MINNEAPOLIS — The University of Minnesota announced that it will be joining Harvard and MIT in its fight against the ICE policy that would deport international students if their schools decide to go fully online this fall.
The Immigration and Customs Enforcement (ICE) directive was announced three days ago and it has left thousands of international students without answers.
International students like Natasha Hood said they came to the U.S. for a good reason for their studies.
"A lot of us truly believe that the U.S. offers some of the best colleges and universities in the world," Hood said.
Born in the UK and as a permanent resident in France, Hood decided to attend the University of St. Thomas. She graduated just this year, as a part of the class of 2020.
"A lot of people don't necessarily remember their college graduations but I think the class of 2020 always will," Hood said.
Through the hardship of wrapping up her undergrad career virtually, Hood made it. She had a bright future. She got accepted to Middlebury for graduate school. She was planning on heading to Middlebury's California campus soon.
"I got in, I accepted and now it doesn't look like I'm going to be going," she said.
With COVID-19 cases steadily on the rise in California, Hood said Middlebury decided to take its fall semester entirely online. Meaning that for her, as an F-1 student with a non-immigrant visa, she is going to have to leave, according to the ICE directive.
"I started looking at apartments," she said. "I'm lucky because I didn't sign a lease yet but I know other students who have signed leases. As schools have decided to go online - this decision to go online, it's not the choice of the international students."
And for those wondering - why can't Hood just simply go back home to France? Well, she can't, at least not right now.
"As far as I know the borders are currently shut," she said. "One of the reasons I made the decision from the outset to stay here was not only because I was applying for graduate school but because my mother is immuno-compromised. She hasn't left the house in months. And to get home, I have to sometimes take four to five flights, travel through several different airports. I might not be in the bracket of getting COVID but if I was a carrier and gave it to her, I'd never be able to forgive myself."
So thousands of students like Hood, are stuck in the U.S.
International students are one of the biggest revenue boosters for U.S. schools. According to the Wall Street Journal, international students contributed more than $30 billion to the U.S. economy in the 2014-15 academic year.
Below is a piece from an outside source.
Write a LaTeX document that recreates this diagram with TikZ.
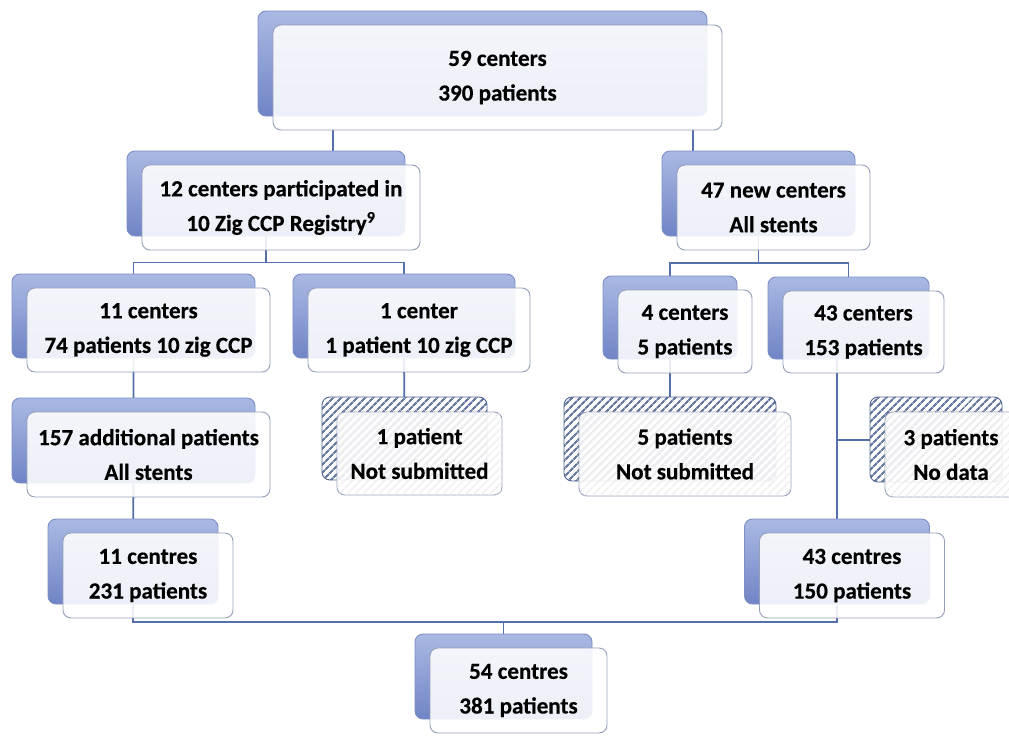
\documentclass[tikz,border=0pt]{standalone}
\usepackage{fontspec}
\setmainfont{Carlito}[BoldFeatures={FakeBold=0.4}]
\usetikzlibrary{shadows, patterns.meta, backgrounds}

\definecolor{linkblue}{RGB}{84,112,170}
\definecolor{backlight}{RGB}{170,185,227}
\definecolor{backdark}{RGB}{112,132,198}
\definecolor{backedge}{RGB}{125,143,196}
\definecolor{frontedge}{RGB}{150,160,186}
\definecolor{hatchblue}{RGB}{82,102,148}

\tikzset{
  card/.style={rectangle, rounded corners=6pt, draw=frontedge, line width=0.7pt,
    fill=white, fill opacity=0.88, text opacity=1, text=black, align=center,
    font=\fontsize{17.3}{26}\selectfont\bfseries, inner sep=0pt},
  % blue box sitting behind and above-left of the white one
  stack/.style={card, general shadow={shadow xshift=-11.25pt, shadow yshift=10.5pt,
    top color=backlight, bottom color=backdark, draw=backedge, fill opacity=1}},
  % hatched variant for the dropped patients
  hatched/.style={card,
    general shadow={shadow xshift=-11.25pt, shadow yshift=11.25pt, fill=white, fill opacity=1},
    general shadow={shadow xshift=-11.25pt, shadow yshift=11.25pt,
      pattern={Lines[angle=45, distance=4pt, line width=1.7pt]}, pattern color=hatchblue,
      draw=hatchblue},
    postaction={pattern={Lines[angle=45, distance=4pt, line width=1.2pt]}, pattern color=black!7}},
  boxsize/.style 2 args={minimum width=#1*0.75pt, minimum height=#2*0.75pt},
  link/.style={draw=linkblue, line width=1.4pt},
}

\begin{document}
\begin{tikzpicture}[x=0.75pt, y=0.75pt]
\useasboundingbox (0,0) rectangle (1009,-736);

% boxes
\node[stack, boxsize={449}{105}] (top) at (497.5,-77.5) {59 centers\\390 patients};
\node[stack, boxsize={278}{85}] (c12) at (281,-207.5) {12 centers participated in\\10 Zig CCP Registry\textsuperscript{9}};
\node[stack, boxsize={193}{85}] (c47) at (773.5,-207.5) {47 new centers\\All stents};
\node[stack, boxsize={243}{84}] (c11) at (148.5,-330) {11 centers\\74 patients 10 zig CCP};
\node[stack, boxsize={222}{84}] (c1) at (419,-330) {1 center\\1 patient 10 zig CCP};
\node[stack, boxsize={134}{83}] (c4) at (685,-331.5) {4 centers\\5 patients};
\node[stack, boxsize={161}{82}] (c43) at (863.5,-332) {43 centers\\153 patients};
\node[stack, boxsize={243}{85}] (add157) at (148.5,-454.5) {157 additional patients\\All stents};
\node[hatched, boxsize={165}{83}] (p1ns) at (419.5,-453.5) {1 patient\\Not submitted};
\node[hatched, boxsize={212}{84}] (p5ns) at (685,-454) {5 patients\\Not submitted};
\node[hatched, boxsize={132}{85}] (p3nd) at (951,-454.5) {3 patients\\No data};
\node[stack, boxsize={170}{85}] (c11b) at (148,-575.5) {11 centres\\231 patients};
\node[stack, boxsize={185}{85}] (c43b) at (852,-575.5) {43 centres\\150 patients};
\node[stack, boxsize={177}{85}] (c54) at (518.5,-690.5) {54 centres\\381 patients};

% middle of each blue back box
\foreach \n in {c12,c47,c11,c1,c4,c43,add157,p1ns,p5ns,p3nd,c11b,c43b,c54}
  \coordinate (\n-b) at ([xshift=-11.25pt]\n.center);

\coordinate (split12) at (0,-262.5);
\coordinate (split47) at (0,-263);
\coordinate (tap3) at (0,-440);
\coordinate (merge) at (0,-622);

% connectors
\begin{scope}[on background layer]
\draw[link] (top.south) ++(-164.5,0) -- ++(0,-30);
\draw[link] (top.south) ++(195.5,0) -- ++(0,-30);
\draw[link] (c12-b) -- (c12-b |- split12);
\draw[link] (c11-b) |- (c1-b |- split12) -- (c1-b);
\draw[link] (c47-b) -- (c47-b |- split47);
\draw[link] (c4-b) |- (c43-b |- split47) -- (c43-b);
\draw[link] (c11-b) -- (add157-b) -- (c11b-b);
\draw[link] (c1-b) -- (p1ns-b);
\draw[link] (c4-b) -- (p5ns-b);
\draw[link] (c43b-b) -- (c43b-b |- c43.center);
\draw[link] (c43b-b |- tap3) -- (p3nd-b |- tap3);
\draw[link] (c11b-b) |- (c43b-b |- merge) -- (c43b-b);
\draw[link] (c54-b) -- (c54-b |- merge);
\end{scope}
\end{tikzpicture}
\end{document}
"The most upsetting thing is that legally, we really have no rights," she said. "And we have very little voice and very little say in this fight. I think it's very easy to forget that we're in a global pandemic and the U.S. is the epicenter. So to send thousands of students home - it's terrifying."
Before the pandemic, International students were bound by strict limits on how many online classes they could take to complete their diploma in the U.S. Right now as the ICE directive stands, if a student's school is fully online, that student has to leave the country and return to his/her home country of citizenship or transfer to a different school that offers in-person classes.
If the International student has already left the United States due to the pandemic and their schools are completely online, they will not be allowed back into the U.S. this fall.